Pectus excavatum (PX) denotes a concavity of the sternum and is the most common chest wall deformity. Many characteristic signs have been described on frontal chest radiographs including increased density of the inferomedial right lung, blurring of the right heart border, steeply angled anterior ribs, horizontal posterior ribs, straight or convex left heart border and loss of silhouette of the descending thoracic aorta. These signs are often subtle and rarely all present in any individual. We describe a further sign in women with PX, the medial breast margin sign. This sign consists of more sharply defined and more vertically oriented medial breast borders on frontal chest radiographs than in those of women with normal chest wall morphology. This study aims to document the sensitivity, specificity and inter-observer reliability of the new sign, and compare with that of the previously described signs in patients with varying degrees of PX.

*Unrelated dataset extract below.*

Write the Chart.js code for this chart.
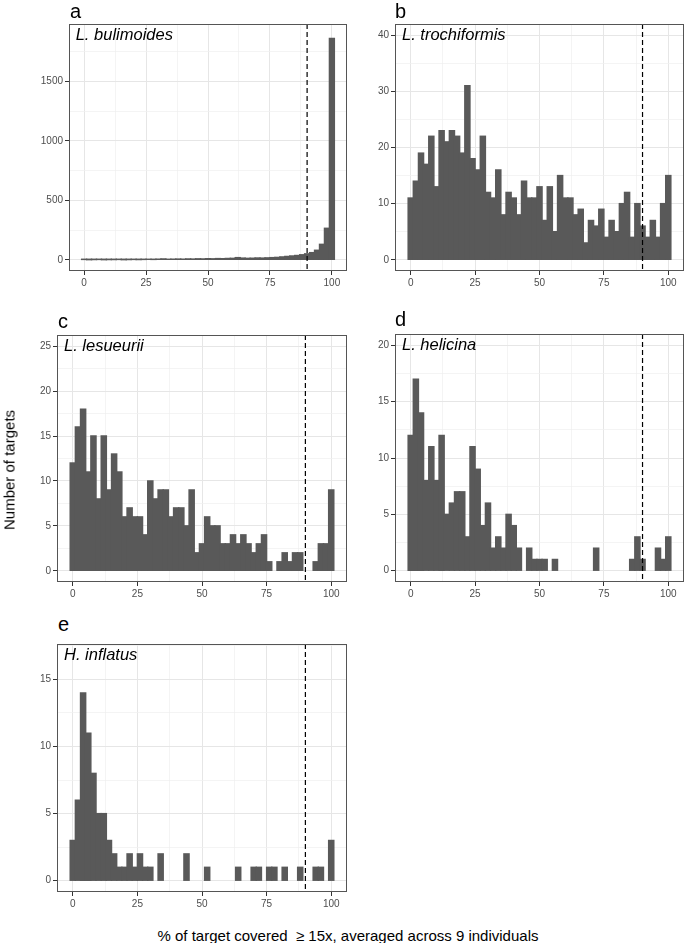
<!DOCTYPE html>
<html>
<head>
<meta charset="utf-8">
<script src="https://cdn.jsdelivr.net/npm/chart.js@4.4.1/dist/chart.umd.min.js"></script>
<style>
  html, body { margin: 0; padding: 0; background: #fff; }
  #page { position: relative; width: 685px; height: 943px; overflow: hidden;
          font-family: 'Liberation Sans', Arial, sans-serif; color: #000; }
  #page canvas { position: absolute; }
  .tag { position: absolute; font-size: 20px; line-height: 20px; }
  .title { position: absolute; font-size: 15px; line-height: 15px; white-space: pre; }
</style>
</head>
<body>
<div id="page">
  <canvas id="pa" width="350" height="279" style="left:0;top:16px"></canvas>
  <canvas id="pb" width="335" height="279" style="left:350px;top:16px"></canvas>
  <canvas id="pc" width="350" height="279" style="left:0;top:327px"></canvas>
  <canvas id="pd" width="335" height="280" style="left:350px;top:326px"></canvas>
  <canvas id="pe" width="350" height="280" style="left:0;top:636px"></canvas>

  <div class="tag" style="left:70px;top:1px">a</div>
  <div class="tag" style="left:395px;top:1px">b</div>
  <div class="tag" style="left:58px;top:311px">c</div>
  <div class="tag" style="left:395px;top:309px">d</div>
  <div class="tag" style="left:58px;top:614px">e</div>

  <div class="title" style="left:9px;top:470px;transform:translate(-50%,-50%) rotate(-90deg)">Number of targets</div>
  <div class="title" style="left:348px;top:935px;transform:translate(-50%,-50%)">% of target covered  ≥ 15x, averaged across 9 individuals</div>
</div>

<script>
// histogram bins (width 2), centred on these values
var binCenters = [0, 2, 4, 6, 8, 10, 12, 14, 16, 18, 20, 22, 24, 26, 28, 30, 32, 34, 36, 38,
  40, 42, 44, 46, 48, 50, 52, 54, 56, 58, 60, 62, 64, 66, 68, 70, 72, 74, 76, 78,
  80, 82, 84, 86, 88, 90, 92, 94, 96, 98, 100];
var xMajorTicks = [0, 25, 50, 75, 100];
var xMinorTicks = [12.5, 37.5, 62.5, 87.5];
var cutoff = 90;

var countsBulimoides = [3, 1, 2, 3, 1, 2, 2, 3, 1, 2,
  3, 2, 3, 4, 3, 5, 7, 4, 5, 6,
  5, 7, 6, 8, 7, 9, 8, 10, 9, 11,
  12, 18, 14, 12, 13, 15, 14, 16, 18, 20,
  24, 28, 32, 36, 42, 50, 60, 80, 130, 265, 1862];
var countsTrochiformis = [11, 14, 19, 17, 22, 13, 23, 21, 23, 22,
  19, 31, 18, 16, 22, 12, 11, 16, 8, 12,
  11, 8, 14, 11, 11, 13, 7, 13, 5, 15,
  11, 11, 8, 9, 3, 7, 6, 9, 4, 7,
  5, 10, 12, 4, 10, 6, 4, 7, 4, 10, 15];
var countsLesueurii = [12, 16, 18, 11, 15, 8, 15, 9, 13, 11,
  6, 7, 6, 6, 4, 10, 8, 9, 9, 6,
  7, 7, 5, 9, 2, 3, 6, 5, 5, 3,
  3, 4, 3, 4, 3, 2, 3, 4, 1, 0,
  1, 2, 1, 2, 2, 0, 0, 1, 3, 3, 9];
var countsHelicina = [12, 17, 14, 8, 11, 8, 12, 5, 6, 7,
  7, 3, 11, 9, 4, 6, 2, 3, 2, 5,
  4, 2, 0, 2, 1, 1, 1, 0, 1, 0,
  0, 0, 0, 0, 0, 0, 2, 0, 0, 0,
  0, 0, 0, 1, 3, 1, 0, 0, 2, 1, 3];
var countsInflatus = [3, 6, 14, 11, 8, 5, 5, 3, 2, 1,
  1, 2, 1, 2, 1, 1, 0, 2, 0, 0,
  0, 0, 2, 0, 0, 0, 1, 0, 0, 0,
  0, 0, 1, 0, 0, 1, 1, 0, 1, 1,
  0, 1, 0, 0, 1, 0, 0, 1, 1, 0, 3];

var yMajorA = [0, 500, 1000, 1500];
var yMinorA = [250, 750, 1250, 1750];
var yMajorB = [0, 10, 20, 30, 40];
var yMinorB = [5, 15, 25, 35];
var yMajorC = [0, 5, 10, 15, 20, 25];
var yMinorC = [2.5, 7.5, 12.5, 17.5, 22.5];
var yMajorD = [0, 5, 10, 15, 20];
var yMinorD = [2.5, 7.5, 12.5, 17.5];
var yMajorE = [0, 5, 10, 15];
var yMinorE = [2.5, 7.5, 12.5, 17.5];

var FONT = "'Liberation Sans', Arial, sans-serif";
var labelX = -3.4;

function setTicks(major, minor) {
  return function (scale) {
    scale.ticks = major.concat(minor)
      .sort(function (a, b) { return a - b; })
      .map(function (v) { return { value: v }; });
  };
}

function isMajor(list, v) { return list.indexOf(v) >= 0; }

function axis(major, minor, extra) {
  var opts = {
    type: 'linear',
    offset: false,
    afterBuildTicks: setTicks(major, minor),
    grid: {
      offset: false,
      drawTicks: true,
      tickLength: 4,
      color: function (c) { return c.tick && isMajor(major, c.tick.value) ? '#E6E6E6' : '#EFEFEF'; },
      lineWidth: function (c) { return c.tick && isMajor(major, c.tick.value) ? 1 : 0.7; },
      tickColor: function (c) { return c.tick && isMajor(major, c.tick.value) ? '#333333' : 'rgba(0,0,0,0)'; },
      tickWidth: 1
    },
    border: { display: false },
    ticks: {
      autoSkip: false,
      maxRotation: 0,
      padding: 2,
      color: '#4D4D4D',
      font: { family: FONT, size: 10 },
      callback: function (v) { return isMajor(major, v) ? String(v) : ''; }
    }
  };
  for (var k in extra) opts[k] = extra[k];
  return opts;
}

var panelDecor = {
  id: 'panelDecor',
  afterDatasetsDraw: function (chart, args, o) {
    var ctx = chart.ctx, area = chart.chartArea;
    var xs = chart.scales.x, ys = chart.scales.y;
    ctx.save();
    var px = xs.getPixelForValue(cutoff);
    ctx.strokeStyle = '#000';
    ctx.lineWidth = 1.2;
    ctx.setLineDash([5, 3]);
    ctx.beginPath();
    ctx.moveTo(px, area.top);
    ctx.lineTo(px, area.bottom);
    ctx.stroke();
    ctx.setLineDash([]);

    ctx.fillStyle = '#000';
    ctx.font = 'italic 16.5px ' + FONT;
    ctx.textAlign = 'left';
    ctx.textBaseline = 'middle';
    ctx.fillText(o.name, xs.getPixelForValue(labelX), ys.getPixelForValue(o.labelY));

    ctx.strokeStyle = '#555555';
    ctx.lineWidth = 1;
    ctx.strokeRect(Math.round(area.left) + 0.5, Math.round(area.top) + 0.5,
      Math.round(area.right - area.left) - 1, Math.round(area.bottom - area.top) - 1);
    ctx.restore();
  }
};

function makePanel(id, counts, name, labelY, yMin, yMax, yMajor, yMinor, axisW, padR) {
  var pts = binCenters.map(function (c, i) {
    return { x: c, y: counts[i] === 0 ? null : counts[i] };
  });
  return new Chart(document.getElementById(id).getContext('2d'), {
    type: 'bar',
    data: {
      datasets: [{
        data: pts,
        backgroundColor: '#595959',
        borderWidth: 0,
        inflateAmount: 0.7,
        barPercentage: 1,
        categoryPercentage: 1
      }]
    },
    options: {
      responsive: false,
      animation: false,
      layout: { padding: { top: 8, right: padR, left: 0, bottom: 0 } },
      plugins: {
        legend: { display: false },
        tooltip: { enabled: false },
        panelDecor: { name: name, labelY: labelY }
      },
      scales: {
        x: axis(xMajorTicks, xMinorTicks, {
          min: -6.1, max: 106.1,
          afterFit: function (s) { s.height = 24; }
        }),
        y: axis(yMajor, yMinor, {
          min: yMin, max: yMax,
          afterFit: function (s) { s.width = axisW; }
        })
      }
    },
    plugins: [panelDecor]
  });
}

makePanel('pa', countsBulimoides, 'L. bulimoides', 1890, -94.5, 1984.5, yMajorA, yMinorA, 69, 3);
makePanel('pb', countsTrochiformis, 'L. trochiformis', 40, -2, 42, yMajorB, yMinorB, 45, 1);
makePanel('pc', countsLesueurii, 'L. lesueurii', 25, -1.25, 26.25, yMajorC, yMinorC, 57, 3);
makePanel('pd', countsHelicina, 'L. helicina', 20, -1, 21, yMajorD, yMinorD, 45, 1);
makePanel('pe', countsInflatus, 'H. inflatus', 16.8, -0.84, 17.64, yMajorE, yMinorE, 57, 3);
</script>
</body>
</html>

The frontal chest radiographs of 185 women with PX and 50 women with normal chest wall morphology were assessed by two reviewers for the presence of the new sign and previously described signs. All the signs had their sensitivity, specificity and inter-observer reliability calculated.
The new sign had a sensitivity of 0.48, a specificity of 0.96 and inter-observer reliability of κ = 0.79, ranking third, second and first among all other signs, respectively.
The medial breast margin sign is useful in diagnosing PX and is comparable to the previously described classic signs.